Trump’s eleventh-hour broadside
takes aim at Vietnam
In a parting blow by the outgoing Donald Trump administration, the US Treasury labeled Vietnam a currency manipulator this week, accusing it of intervening in currency markets to win trade advantages. The move has thrown a spanner in the works of US foreign policy, which regards Hanoi as an increasingly important ally owing to its stance as the loudest of China’s rival claimants to disputes in the South China Sea.
Trump won office in 2016 partly on promises to reduce US deficits with trading partners, but in Hanoi, there is confusion over why US officials won’t accept that one of the main reasons why Vietnam’s trade surplus with the US has risen in recent years is because of Washington’s trade war with China, which has resulted in international firms shifting their operations from China to alternative manufacturing hubs like Vietnam.
The designation puts the incoming Joe Biden administration in a bind, though it is unlikely to share the current administration’s hard-line stance on the issue of currency manipulation. Asia Times’ correspondent David Hutt reports that Vietnam’s leaders will in any case think twice about how much they can trust Washington, both as an economic and strategic partner. He shared his thoughts on what these developments mean for US-Vietnam ties.
Why in your estimation did the US single out Vietnam as a currency manipulator?

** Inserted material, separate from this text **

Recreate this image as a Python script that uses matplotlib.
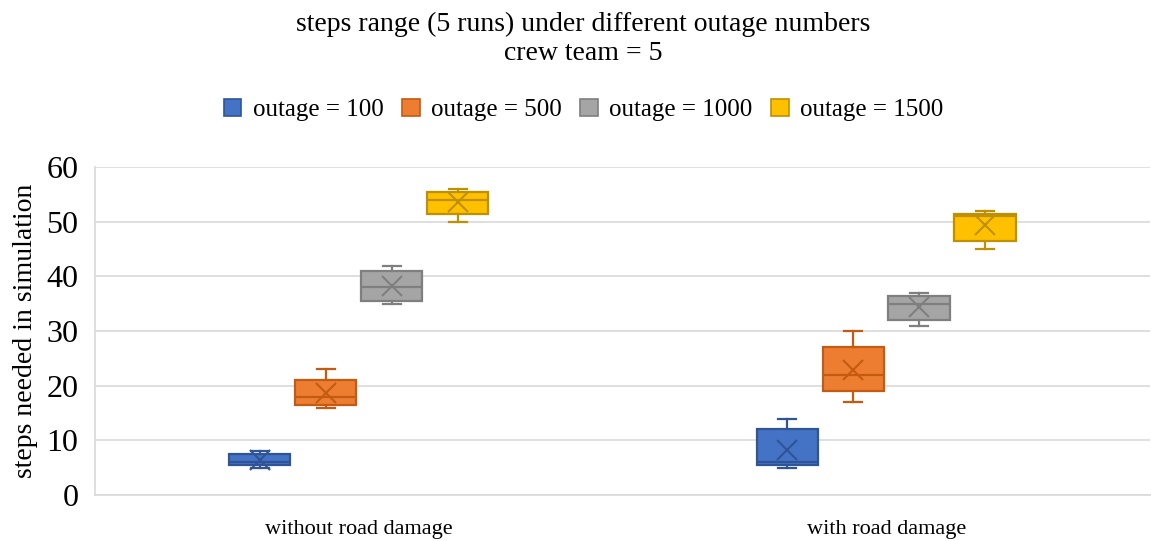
"""Box plot: steps range (5 runs) under different outage numbers, crew team = 5."""

import matplotlib

matplotlib.use("Agg")
import matplotlib.pyplot as plt
import numpy as np
from matplotlib.patches import Patch

plt.rcParams["font.family"] = ["Liberation Serif", "DejaVu Serif"]

categories = ["without road damage", "with road damage"]
series_labels = ["outage = 100", "outage = 500", "outage = 1000", "outage = 1500"]

# steps needed in each of the 5 runs, per scenario
runs_without = [
    [5, 6, 6, 7, 8],
    [16, 17, 18, 19, 23],
    [35, 36, 38, 40, 42],
    [50, 53, 54, 55, 56],
]
runs_with = [
    [5, 6, 6, 10, 14],
    [17, 21, 22, 24, 30],
    [31, 33, 35, 36, 37],
    [45, 48, 51, 51, 52],
]

face_colors = ["#4472C4", "#ED7D31", "#A5A5A5", "#FFC000"]
edge_colors = ["#2F5597", "#C55A11", "#7F7F7F", "#BF9000"]


def box_stats(values):
    # Excel-style exclusive quartiles, whiskers at min/max
    v = np.asarray(values, dtype=float)
    q1, med, q3 = np.percentile(v, [25, 50, 75], method="weibull")
    return {
        "whislo": v.min(),
        "q1": q1,
        "med": med,
        "q3": q3,
        "whishi": v.max(),
        "mean": v.mean(),
        "fliers": [],
    }


fig = plt.figure(figsize=(11.51, 5.41), dpi=100)
ax = fig.add_axes([0.0825, 0.085, 0.9165, 0.606])

offsets = (np.arange(4) - 1.5) * 0.125
box_width = 0.116

for s_idx in range(4):
    data = [runs_without[s_idx], runs_with[s_idx]]
    stats = [box_stats(d) for d in data]
    positions = np.arange(len(categories)) + offsets[s_idx]
    ec = edge_colors[s_idx]
    ax.bxp(
        stats,
        positions=positions,
        widths=box_width,
        capwidths=0.034,
        patch_artist=True,
        showmeans=True,
        showfliers=False,
        boxprops=dict(facecolor=face_colors[s_idx], edgecolor=ec, linewidth=1.6),
        medianprops=dict(color=ec, linewidth=1.6),
        whiskerprops=dict(color=ec, linewidth=1.6),
        capprops=dict(color=ec, linewidth=1.6),
        meanprops=dict(
            marker="x", markersize=14, markeredgecolor=ec, markeredgewidth=1.5
        ),
        zorder=3,
    )

ax.set_xlim(-0.5, 1.5)
ax.set_ylim(0, 60)
ax.set_xticks(np.arange(len(categories)))
ax.set_xticklabels(categories, fontsize=16)
ax.set_yticks(np.arange(0, 61, 10))
ax.tick_params(axis="y", labelsize=23, length=0, pad=12)
ax.tick_params(axis="x", length=0, pad=18)
ax.set_ylabel("steps needed in simulation", fontsize=20, labelpad=6)

ax.grid(axis="y", color="#D9D9D9", linewidth=1.2, zorder=0)
ax.set_axisbelow(True)
for side in ["top", "right"]:
    ax.spines[side].set_visible(False)
for side in ["left", "bottom"]:
    ax.spines[side].set_color("#D9D9D9")
    ax.spines[side].set_linewidth(1.2)

fig.text(
    0.507,
    0.928,
    "steps range (5 runs) under different outage numbers\ncrew team = 5",
    ha="center",
    va="center",
    fontsize=20,
    linespacing=1.22,
)

handles = [
    Patch(facecolor=fc, edgecolor=ec, linewidth=1.2)
    for fc, ec in zip(face_colors, edge_colors)
]
fig.legend(
    handles,
    series_labels,
    loc="center",
    bbox_to_anchor=(0.507, 0.797),
    ncol=4,
    frameon=False,
    fontsize=18,
    handlelength=0.7,
    handleheight=0.7,
    handletextpad=0.45,
    columnspacing=0.75,
)

fig.savefig("out.png", dpi=100)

The US Treasury has long suspected Vietnam of currency manipulation, but its announcement this week also leveled the same charge against Switzerland, while India, Taiwan, Thailand were added to the US Treasury's watch-list. Vietnam has the fourth-highest trade surplus with the US, though the US has had a trade deficit with Vietnam since 1996, which began ballooning in the early 2010s.
Before Trump, US administrations generally ignored this publicly because, first, it suits US geopolitical objectives in Asia not to weaken the friendship with Vietnam as Hanoi opposes Chinese expansionism in the South China Sea and, second, it’s a rather natural development of the two countries' bilateral trade.
Sure, Vietnam could import more goods from the US rather than China, but Vietnam is still developing and its people relatively poor– Vietnam’s gross domestic product (GDP) per capita is far less impressive than its nominal GDP – so there’s less interest in more costly US goods than cheaper Chinese ones.
Also, Vietnam seems to have been a particular bugbear of Donald Trump’s. Last year he called Vietnam “the single worst abuser of everybody” over trade, just months after lavishing praise on it when in Hanoi.